[Entries with chart source code]
= = = = =

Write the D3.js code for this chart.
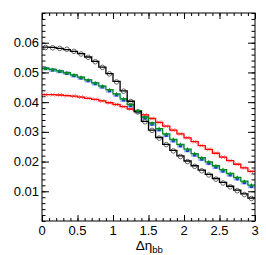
<html>
<head>
<script src="https://d3js.org/d3.v7.min.js"></script>
</head>
<style>
  body { margin: 0; background: #fff; }
  text { font-family: "Liberation Sans", Arial, sans-serif; }
</style>
<body>
<svg id="plot" width="266" height="255"></svg>
<script>
// 30 bins of 0.1 in delta eta_bb
const binEdges = d3.range(0, 3.0001, 0.1);

const blackVals = [0.0585, 0.0584, 0.0581, 0.0577, 0.0571, 0.0563, 0.0552, 0.0537, 0.0518, 0.0496,
                   0.0470, 0.0438, 0.0403, 0.0368, 0.0335, 0.0306, 0.0281, 0.0258, 0.0238, 0.0219,
                   0.0202, 0.0186, 0.0171, 0.0157, 0.0143, 0.0130, 0.0117, 0.0104, 0.0091, 0.0077];
const greenVals = [0.0514, 0.0510, 0.0505, 0.0499, 0.0492, 0.0484, 0.0475, 0.0465, 0.0454, 0.0442,
                   0.0428, 0.0411, 0.0392, 0.0371, 0.0350, 0.0330, 0.0311, 0.0293, 0.0275, 0.0258,
                   0.0242, 0.0227, 0.0213, 0.0199, 0.0186, 0.0173, 0.0160, 0.0147, 0.0134, 0.0121];
const redVals   = [0.0425, 0.0425, 0.0424, 0.0422, 0.0420, 0.0417, 0.0413, 0.0409, 0.0404, 0.0398,
                   0.0392, 0.0385, 0.0377, 0.0368, 0.0357, 0.0345, 0.0332, 0.0319, 0.0306, 0.0293,
                   0.0280, 0.0267, 0.0254, 0.0241, 0.0228, 0.0215, 0.0203, 0.0191, 0.0179, 0.0167];
const circleVals = [0.0584, 0.0583, 0.0581, 0.0578, 0.0571, 0.0562, 0.0551, 0.0536, 0.0517, 0.0495,
                    0.0468, 0.0437, 0.0402, 0.0367, 0.0334, 0.0305, 0.0279, 0.0257, 0.0236, 0.0217,
                    0.0200, 0.0184, 0.0169, 0.0155, 0.0141, 0.0128, 0.0115, 0.0102, 0.0089, 0.0076];
const blueVals  = [0.0513, 0.0508, 0.0503, 0.0497, 0.0489, 0.0481, 0.0472, 0.0462, 0.0451, 0.0438,
                   0.0424, 0.0407, 0.0388, 0.0367, 0.0346, 0.0326, 0.0307, 0.0288, 0.0270, 0.0253,
                   0.0237, 0.0222, 0.0208, 0.0194, 0.0181, 0.0168, 0.0155, 0.0142, 0.0129, 0.0116];

const xTicks = [0, 0.5, 1, 1.5, 2, 2.5, 3];
const yTicks = [0.01, 0.02, 0.03, 0.04, 0.05, 0.06];

let plt = d3.select('svg#plot');
let margins = { "top": 13, "right": 11, "bottom": 34, "left": 42 };
let x1 = 266 - margins.right;
let y1 = 255 - margins.bottom;

let x = d3.scaleLinear().domain([0, 3]).range([margins.left, x1]);
let y = d3.scaleLinear().domain([0, 0.07]).range([y1, margins.top]);

// frame + ticks on all sides, ticks pointing inward
let minorX = d3.range(0, 3.0001, 0.1);
let minorY = d3.range(0, 0.0701, 0.002);

plt.append('g').attr('transform', `translate(0,${y1})`)
    .call(d3.axisTop(x).tickValues(minorX).tickSize(3).tickFormat(''))
    .call(g => g.select('.domain').remove());
plt.append('g').attr('transform', `translate(0,${y1})`)
    .call(d3.axisTop(x).tickValues(xTicks).tickSize(6).tickFormat(''))
    .call(g => g.select('.domain').remove());
plt.append('g').attr('transform', `translate(0,${margins.top})`)
    .call(d3.axisBottom(x).tickValues(minorX).tickSize(3).tickFormat(''))
    .call(g => g.select('.domain').remove());
plt.append('g').attr('transform', `translate(0,${margins.top})`)
    .call(d3.axisBottom(x).tickValues(xTicks).tickSize(6).tickFormat(''))
    .call(g => g.select('.domain').remove());
plt.append('g').attr('transform', `translate(${margins.left},0)`)
    .call(d3.axisRight(y).tickValues(minorY).tickSize(3.5).tickFormat(''))
    .call(g => g.select('.domain').remove());
plt.append('g').attr('transform', `translate(${margins.left},0)`)
    .call(d3.axisRight(y).tickValues(yTicks).tickSize(7).tickFormat(''))
    .call(g => g.select('.domain').remove());
plt.append('g').attr('transform', `translate(${x1},0)`)
    .call(d3.axisLeft(y).tickValues(minorY).tickSize(3.5).tickFormat(''))
    .call(g => g.select('.domain').remove());
plt.append('g').attr('transform', `translate(${x1},0)`)
    .call(d3.axisLeft(y).tickValues(yTicks).tickSize(7).tickFormat(''))
    .call(g => g.select('.domain').remove());

plt.selectAll('.tick line').attr('stroke', '#000').attr('stroke-width', 1);

// tick labels
plt.append('g').selectAll('text.xl')
    .data(xTicks).join('text')
    .attr('x', d => x(d)).attr('y', y1 + 13.5)
    .attr('text-anchor', 'middle').attr('font-size', 13)
    .text(d => d);
plt.append('g').selectAll('text.yl')
    .data(yTicks).join('text')
    .attr('x', margins.left - 3).attr('y', d => y(d) + 4.5)
    .attr('text-anchor', 'end').attr('font-size', 13)
    .text(d => d3.format('.2f')(d));

let title = plt.append('text').attr('x', x(1.32)).attr('y', 250).attr('font-size', 13.5);
title.append('tspan').text('Δη');
title.append('tspan').attr('font-size', 9.5).attr('dy', 3).text('bb');

let chart = plt.append('g');

function stepPath(vals) {
    let pts = vals.map((v, i) => [binEdges[i], v]);
    pts.push([binEdges[vals.length], vals[vals.length - 1]]);
    return d3.line().x(d => x(d[0])).y(d => y(d[1])).curve(d3.curveStepAfter)(pts);
}
let centers = binEdges.slice(0, 30).map(e => e + 0.05);

// red markers (light crosses with bin-width bars)
chart.selectAll('line.rbar').data(redVals).join('line')
    .attr('x1', (d, i) => x(binEdges[i])).attr('x2', (d, i) => x(binEdges[i + 1]))
    .attr('y1', d => y(d)).attr('y2', d => y(d))
    .attr('stroke', '#ff9090').attr('stroke-width', 1);
chart.selectAll('path.rx').data(redVals).join('path')
    .attr('d', (d, i) => { let cx = x(centers[i]), cy = y(d);
        return `M${cx-2},${cy-2}L${cx+2},${cy+2}M${cx-2},${cy+2}L${cx+2},${cy-2}`; })
    .attr('stroke', '#ff8080').attr('stroke-width', 1).attr('fill', 'none');

// blue error boxes and squares
chart.selectAll('rect.bbox').data(blueVals).join('rect')
    .attr('x', (d, i) => x(binEdges[i])).attr('width', x(0.1) - x(0))
    .attr('y', d => y(d + 0.0006)).attr('height', d => y(d - 0.0006) - y(d + 0.0006))
    .attr('fill', '#9fb6ff');
chart.selectAll('rect.bsq').data(blueVals).join('rect')
    .attr('x', (d, i) => x(centers[i]) - 1.5).attr('y', d => y(d) - 1.5)
    .attr('width', 3).attr('height', 3).attr('fill', '#2030e0');

// gray open circles
chart.selectAll('circle.gc').data(circleVals).join('circle')
    .attr('cx', (d, i) => x(centers[i])).attr('cy', d => y(d)).attr('r', 2.3)
    .attr('fill', 'none').attr('stroke', '#666').attr('stroke-width', 1);

// histograms
chart.append('path').attr('d', stepPath(redVals))
    .attr('fill', 'none').attr('stroke', '#ff0000').attr('stroke-width', 1.3);
chart.append('path').attr('d', stepPath(greenVals))
    .attr('fill', 'none').attr('stroke', '#008a20').attr('stroke-width', 1.3);
chart.append('path').attr('d', stepPath(blackVals))
    .attr('fill', 'none').attr('stroke', '#000').attr('stroke-width', 1.3);

// green triangles
chart.selectAll('path.gt').data(greenVals).join('path')
    .attr('d', (d, i) => { let cx = x(centers[i]), cy = y(d);
        return `M${cx-2},${cy+1.7}L${cx+2},${cy+1.7}L${cx},${cy-2}Z`; })
    .attr('fill', '#008a20');

// frame
plt.append('rect').attr('x', margins.left).attr('y', margins.top)
    .attr('width', x1 - margins.left).attr('height', y1 - margins.top)
    .attr('fill', 'none').attr('stroke', '#000').attr('stroke-width', 1);
</script>
</body>
</html>
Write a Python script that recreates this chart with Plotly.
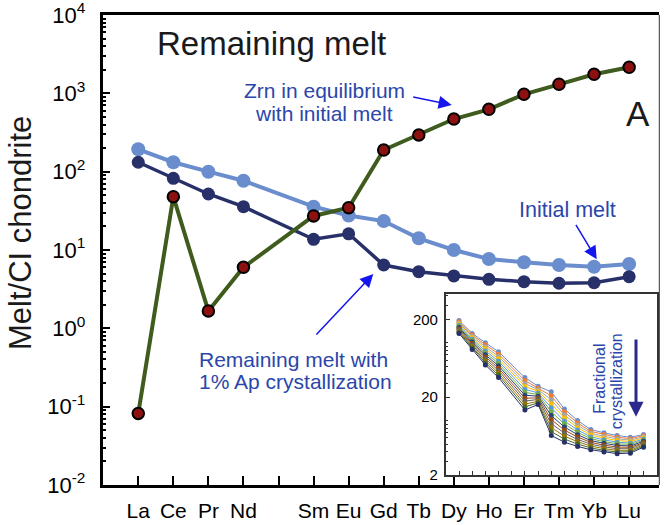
import plotly.graph_objects as go

# ---------------- data ----------------
elements = ["La", "Ce", "Pr", "Nd", "Pm", "Sm", "Eu", "Gd", "Tb", "Dy", "Ho", "Er", "Tm", "Yb", "Lu"]
tick_labels = ["La", "Ce", "Pr", "Nd", "", "Sm", "Eu", "Gd", "Tb", "Dy", "Ho", "Er", "Tm", "Yb", "Lu"]
ree = ["La", "Ce", "Pr", "Nd", "Sm", "Eu", "Gd", "Tb", "Dy", "Ho", "Er", "Tm", "Yb", "Lu"]

initial_melt = [193, 132, 100, 76.7, 35.7, 27.6, 23.4, 14.1, 10.0, 7.67, 6.97, 6.43, 6.12, 6.62]
remaining_melt = [132, 82.2, 51.9, 35.7, 13.7, 16.1, 6.43, 5.28, 4.66, 4.22, 3.94, 3.76, 3.82, 4.56]
zircon = [0.082, 47.9, 1.66, 6.01, 27.2, 34.7, 189, 294, 470, 625, 972, 1303, 1750, 2150]

# inset: fractional crystallization steps (top = initial melt, bottom = remaining melt)
fc_steps = [
    [193, 132, 100, 76.7, 35.7, 27.6, 23.4, 14.1, 10.0, 7.67, 6.97, 6.43, 6.12, 6.62],
    [187, 126.5, 94.2, 71.6, 32.7, 26.3, 20.8, 12.9, 9.33, 7.26, 6.61, 6.12, 5.86, 6.40],
    [180, 121.3, 88.7, 66.8, 30.0, 25.0, 18.5, 11.8, 8.71, 6.89, 6.28, 5.83, 5.62, 6.19],
    [174, 116.1, 83.6, 62.2, 27.5, 23.8, 16.4, 10.8, 8.11, 6.52, 5.96, 5.55, 5.38, 5.98],
    [168, 111.2, 78.7, 58.1, 25.2, 22.7, 14.6, 9.86, 7.57, 6.17, 5.66, 5.28, 5.15, 5.78],
    [163, 106.4, 74.1, 54.2, 23.1, 21.6, 13.0, 9.02, 7.06, 5.85, 5.37, 5.04, 4.94, 5.58],
    [157, 102.1, 70.0, 50.6, 21.2, 20.6, 11.6, 8.26, 6.59, 5.53, 5.11, 4.80, 4.73, 5.41],
    [152, 97.7, 65.9, 47.2, 19.4, 19.6, 10.3, 7.55, 6.15, 5.25, 4.84, 4.57, 4.54, 5.22],
    [147, 93.5, 62.1, 44.0, 17.8, 18.7, 9.14, 6.90, 5.73, 4.97, 4.60, 4.36, 4.35, 5.05],
    [142, 89.5, 58.5, 41.0, 16.3, 17.7, 8.13, 6.32, 5.35, 4.70, 4.37, 4.14, 4.16, 4.88],
    [137, 85.9, 55.1, 38.3, 15.0, 16.9, 7.23, 5.78, 4.99, 4.46, 4.14, 3.94, 3.99, 4.72],
    [132, 82.2, 51.9, 35.7, 13.7, 16.1, 6.43, 5.28, 4.66, 4.22, 3.94, 3.76, 3.82, 4.56],
]
fc_colors = ["#6A8DCE", "#ED7D31", "#A5A5A5", "#FFC000", "#5B9BD5", "#70AD47",
             "#264478", "#9E480E", "#636363", "#997300", "#43682B", "#28306A"]

y_ticks = [1e-2, 1e-1, 1e0, 1e1, 1e2, 1e3, 1e4]
y_ticktext = ["10<sup>-2</sup>", "10<sup>-1</sup>", "10<sup>0</sup>", "10<sup>1</sup>",
              "10<sup>2</sup>", "10<sup>3</sup>", "10<sup>4</sup>"]
inset_ticks = [2, 20, 200]
inset_ticktext = ["2", "20", "200"]

# ---------------- figure ----------------
W, H = 664, 525
FONT = "Liberation Sans, Arial, sans-serif"
LIGHT = "#6A8DCE"
NAVY = "#28306A"
GREEN = "#3F5C1E"
RED = "#8E1111"
TXTBLUE = "#2A46AA"
ARROW = "#1515F0"


def px(x):
    return x / W


def py(y):
    return 1 - y / H


xs = [elements.index(e) for e in ree]

fig = go.Figure()
fig.add_trace(go.Scatter(x=xs, y=initial_melt, mode="lines+markers",
                         line=dict(color=LIGHT, width=4),
                         marker=dict(color=LIGHT, size=14)))
fig.add_trace(go.Scatter(x=xs, y=remaining_melt, mode="lines+markers",
                         line=dict(color=NAVY, width=3.5),
                         marker=dict(color=NAVY, size=13)))
fig.add_trace(go.Scatter(x=xs, y=zircon, mode="lines+markers",
                         line=dict(color=GREEN, width=4),
                         marker=dict(color=RED, size=11.5, line=dict(color="black", width=2))))

for vals, col in zip(fc_steps, fc_colors):
    fig.add_trace(go.Scatter(x=xs, y=vals, mode="lines+markers", xaxis="x2", yaxis="y2",
                             line=dict(color=col, width=1),
                             marker=dict(color=col, size=5)))

minor_main = [m * 10 ** e for e in range(-2, 4) for m in range(2, 10)]
minor_inset = [m * 10 ** e for e in range(0, 3) for m in range(1, 10) if 2 <= m * 10 ** e <= 420 and m != 2]

fig.update_layout(
    width=W, height=H,
    margin=dict(l=0, r=0, t=0, b=0, autoexpand=False),
    paper_bgcolor="white", plot_bgcolor="white",
    showlegend=False,
    font=dict(family=FONT, color="black"),
    xaxis=dict(domain=[px(102.5), px(659.3)], range=[-1.02, 14.86], automargin=False,
               tickvals=list(range(len(elements))), ticktext=tick_labels,
               ticks="inside", ticklen=9, tickwidth=2, tickcolor="black",
               showline=True, linewidth=2.5, linecolor="black", mirror=True,
               showgrid=False, zeroline=False, ticklabeloverflow="allow",
               tickfont=dict(size=21, family=FONT), ticklabelstandoff=5),
    yaxis=dict(domain=[py(485), py(15)], type="log", range=[-2.0004, 4.0004], automargin=False,
               tickvals=y_ticks, ticktext=y_ticktext,
               ticks="inside", ticklen=8, tickwidth=2, tickcolor="black",
               minor=dict(tickvals=minor_main, ticks="inside", ticklen=4, tickwidth=1.5,
                          tickcolor="black", showgrid=False),
               showline=True, linewidth=2.5, linecolor="black",
               showgrid=False, zeroline=False, ticklabeloverflow="allow",
               tickfont=dict(size=22, family=FONT), ticklabelstandoff=10),
    xaxis2=dict(domain=[px(445.7), px(656.7)], range=[-1.01, 15], anchor="y2", automargin=False,
                tickvals=list(range(len(elements))), showticklabels=False,
                ticks="inside", ticklen=4, tickwidth=1, tickcolor="#333",
                showline=True, linewidth=1.5, linecolor="#333", mirror=True,
                showgrid=False, zeroline=False),
    yaxis2=dict(domain=[py(475), py(294.3)], type="log", range=[0.30103, 2.623], anchor="x2",
                automargin=False,
                tickvals=inset_ticks, ticktext=inset_ticktext,
                ticks="inside", ticklen=5, tickwidth=1, tickcolor="#333",
                minor=dict(tickvals=minor_inset, ticks="inside", ticklen=3, tickwidth=1,
                           tickcolor="#333", showgrid=False),
                showline=True, linewidth=1.5, linecolor="#333", mirror=True,
                showgrid=False, zeroline=False, ticklabeloverflow="allow",
                tickfont=dict(size=15, family=FONT), ticklabelstandoff=3),
)

# right border of main frame (thin)
fig.add_shape(type="line", xref="paper", yref="paper",
              x0=px(659.3), x1=px(659.3), y0=py(485), y1=py(15),
              line=dict(color="#333", width=1))

ann = []


def text(t, x, y, size, color, xanchor="center", angle=0):
    ann.append(dict(text=t, x=px(x), y=py(y), xref="paper", yref="paper",
                    xanchor=xanchor, yanchor="middle", showarrow=False, textangle=angle,
                    borderpad=0,
                    font=dict(size=size, color=color, family=FONT)))


def arrow(tipx, tipy, tailx, taily, color, width, size):
    ann.append(dict(text="", x=px(tipx), y=py(tipy), xref="paper", yref="paper",
                    ax=tailx - tipx, ay=taily - tipy, axref="pixel", ayref="pixel",
                    showarrow=True, arrowhead=2, arrowsize=size, arrowwidth=width,
                    arrowcolor=color, standoff=0))


text("Remaining melt", 271.5, 43.5, 33, "#1a1a1a")
text("Zrn in equilibrium", 324, 90.5, 21, TXTBLUE)
text("with initial melt", 324, 113, 21, TXTBLUE)
text("A", 637.5, 114, 35, "#1a1a1a")
text("Initial melt", 567.5, 209.5, 21.5, TXTBLUE)
text("Remaining melt with", 197.7, 359, 21, TXTBLUE, xanchor="left")
text("1% Ap crystallization", 197.7, 381.3, 21, TXTBLUE, xanchor="left")
text("Melt/CI chondrite", 20, 233, 31, "#1a1a1a", angle=-90)
text("Fractional", 598.8, 379, 16, TXTBLUE, angle=-90)
text("crystallization", 616.3, 381, 16, TXTBLUE, angle=-90)

arrow(451.7, 105, 411.7, 96.7, ARROW, 1.5, 1.75)
arrow(596.7, 259.3, 575, 223.3, ARROW, 1.5, 1.75)
arrow(373.3, 274, 315, 336, ARROW, 1.5, 1.75)
arrow(636, 416.7, 636, 338, "#2B2A8C", 3, 1.0)

fig.update_layout(annotations=ann)

fig.write_html("out.html")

= = = = =

» Description of the task
Pull out only the lines from the one with "Write a Python" up to and including the one with "import plotly.graph_objects as go", and drop any pictures along the way.

» Solution
Write a Python script that recreates this chart with Plotly.
import plotly.graph_objects as go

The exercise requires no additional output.